Moody's plans ratings revamp
MOODY'S is changing the way it calculates sovereign debt ratings in response to the global financial situation and subsequent sovereign debt crises, which have exposed flaws in the method.
The proposed changes will affect the "scorecard" that underpins ratings by introducing more qualitative economic analysis and discarding factors that have turned out to be less important, such as wealth per person.
Moody's plans to water down the rankings by using 15 potential scores instead of five, giving it more "scope for analytical differentiation". But this will also add more layers of rankings, potentially slowing down ranking upgrades or downgrades.
John Sorrell, the head of credit at the investment firm Tyndall, says several European governments trapped in the debt crises, which lost their AAA ratings in January, have talked about bringing in new rules limiting when ratings agencies can announce downgrades.

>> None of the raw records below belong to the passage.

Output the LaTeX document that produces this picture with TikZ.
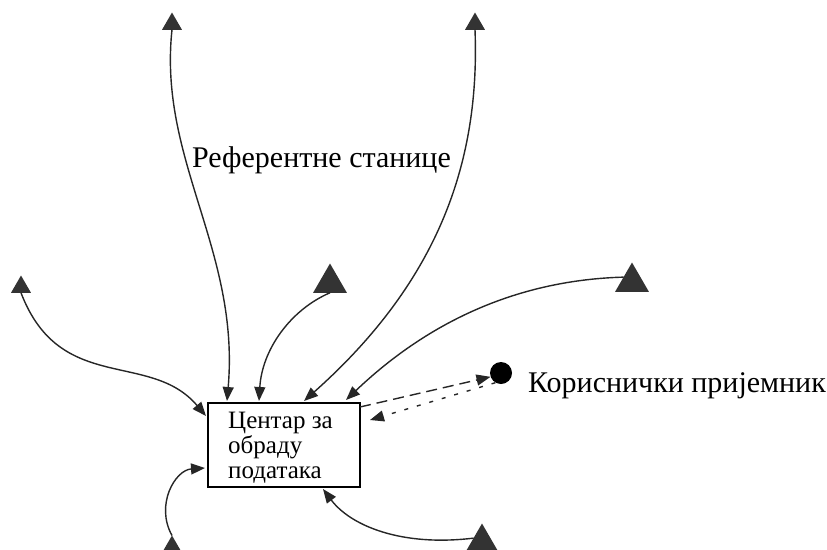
\documentclass[tikz,border=0pt]{standalone}
\usepackage{fontspec}
\setmainfont{Liberation Serif}
\usetikzlibrary{arrows.meta,shapes.geometric}
\begin{document}
\begin{tikzpicture}[x=1pt,y=-1pt,
  station/.style={regular polygon,regular polygon sides=3,fill=black!80,draw=none,inner sep=0pt,outer sep=0pt,minimum size=#1},
  link/.style={line width=1.4pt,black!85,-{Triangle[length=14pt,width=11pt]}},
  lbl/.style={font=\fontsize{30}{34}\selectfont,inner sep=0pt,anchor=base west}]
\useasboundingbox (0,0) rectangle (827,549);
% stations
\node[station=23] (t1) at (172,24) {};
\node[station=23] (t2) at (475,24) {};
\node[station=23] (t3) at (21,287) {};
\node[station=39] (t4) at (330,283) {};
\node[station=39] (t5) at (632,282) {};
\node[station=39] (t6) at (172,555) {};
\node[station=39] (t7) at (482,543) {};
% centre
\node[draw,line width=1.1pt,minimum width=152,minimum height=84,inner sep=0pt] (c) at (284,445) {};
\node[font=\fontsize{25}{25}\selectfont,align=left,anchor=north west,inner sep=0pt] (ct) at (228,411.5) {Центар за\\обраду\\података};
% receiver
\node[circle,fill=black,minimum size=22,inner sep=0pt] (r) at (501,373) {};
\node[lbl] (rl) at (528,392) {Кориснички пријемник};
\node[lbl] (sl) at (192,167) {Референтне станице};
% links
\coordinate (e1) at (227,401);
\coordinate (e2) at (304,401);
\coordinate (e3) at (206,416);
\coordinate (e4) at (259,401);
\coordinate (e5) at (346,400);
\coordinate (e6) at (205,468);
\coordinate (e7) at (323,489);
\draw[link] (t1.side 2) .. controls (158,160) and (240,250) .. (e1);
\draw[link] (t2.side 2) .. controls (480,160) and (440,280) .. (e2);
\draw[link] (t3.side 2) .. controls (60,395) and (150,350) .. (e3);
\draw[link] (t4.side 2) .. controls (290,310) and (262,350) .. (e4);
\draw[link] (t5.side 1) .. controls (520,280) and (430,320) .. (e5);
\draw[link] (t6.corner 1) .. controls (155,505) and (175,470) .. (e6);
\draw[link] (t7.side 1) .. controls (400,547) and (350,525) .. (e7);
\coordinate (d1) at (360,407);
\coordinate (d2) at (370,420);
\draw[link,dash pattern=on 11pt off 6pt] (d1) -- (r.200);
\draw[link,dash pattern=on 4pt off 9pt] (r.240) -- (d2);
\end{tikzpicture}
\end{document}
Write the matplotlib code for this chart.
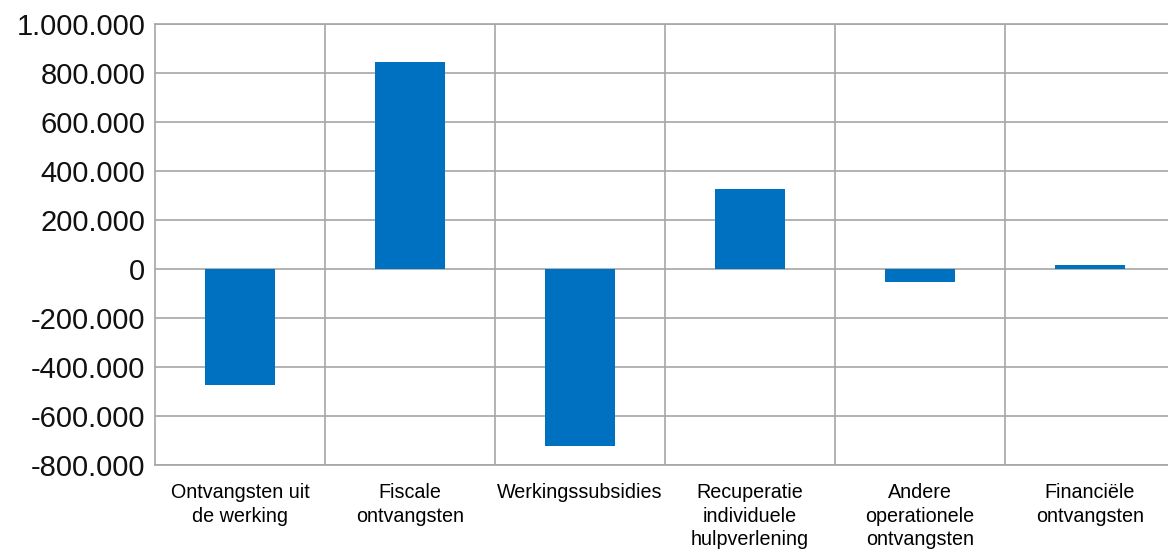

The sovereign ratings industry has undergone a dramatic change in the past few years from "being one of the most boring parts of the market to the more interesting," he said
"Countries that have always considered themselves above the ratings have now found themselves more and more under scrutiny and exposed to them," Mr Sorrell said.
The New York-based ratings agency is asking governments and bond buyers for feedback. The changes will not affect present ratings, but could have an impact on future revisions.
The head of the Australian Office of Financial Management, which issues bonds on behalf of the federal government, declined to comment.
It is unclear how Australia's AAA rating or state government ratings will be affected.
The changes by Moody's will increase the impact a crisis will have on ratings by no longer taking into account a government's fiscal ability to deal with it. Moody's believes sudden events can "severely strain public finances" and increase the risk of default, whereas previously it would not change ratings unless it came across a gradual deterioration in the government's financial position.
"Our analysis of past sovereign defaults indicates that a number of sovereign defaults have occurred in the aftermath of exogenous shocks such as banking crises and foreign-exchange crises," it says.
Another change is that gross domestic product per person will be less important in rankings because Moody's views it as a less reliable indicator of economic stability.
"As recent experience has demonstrated, wealthy countries have endured severe credit stress without defaulting on their debt. Iceland and Ireland have suffered considerable credit stress in the wake of the global financial crisis.
"Moreover, the recent default by Greece occurred despite the nation's per capita income ranking among the top 30 globally," the discussion paper notes.
Moody's will now put more emphasis on growth and economic potential because "a country with strong growth fundamentals is more resilient to shocks and cyclical disruptions than one without".
Ireland's troubles also prompted Moody's to consider credit booms when assessing economic strength, as this can "flatter" the economic indicators that measure growth. It notes that Ireland's credit growth exceeded nominal gross domestic product growth for four years before it went into recession in 2008. Moody's proposes to lower ratings by up to two notches, such as from AAA to AA2, in the event of a credit boom.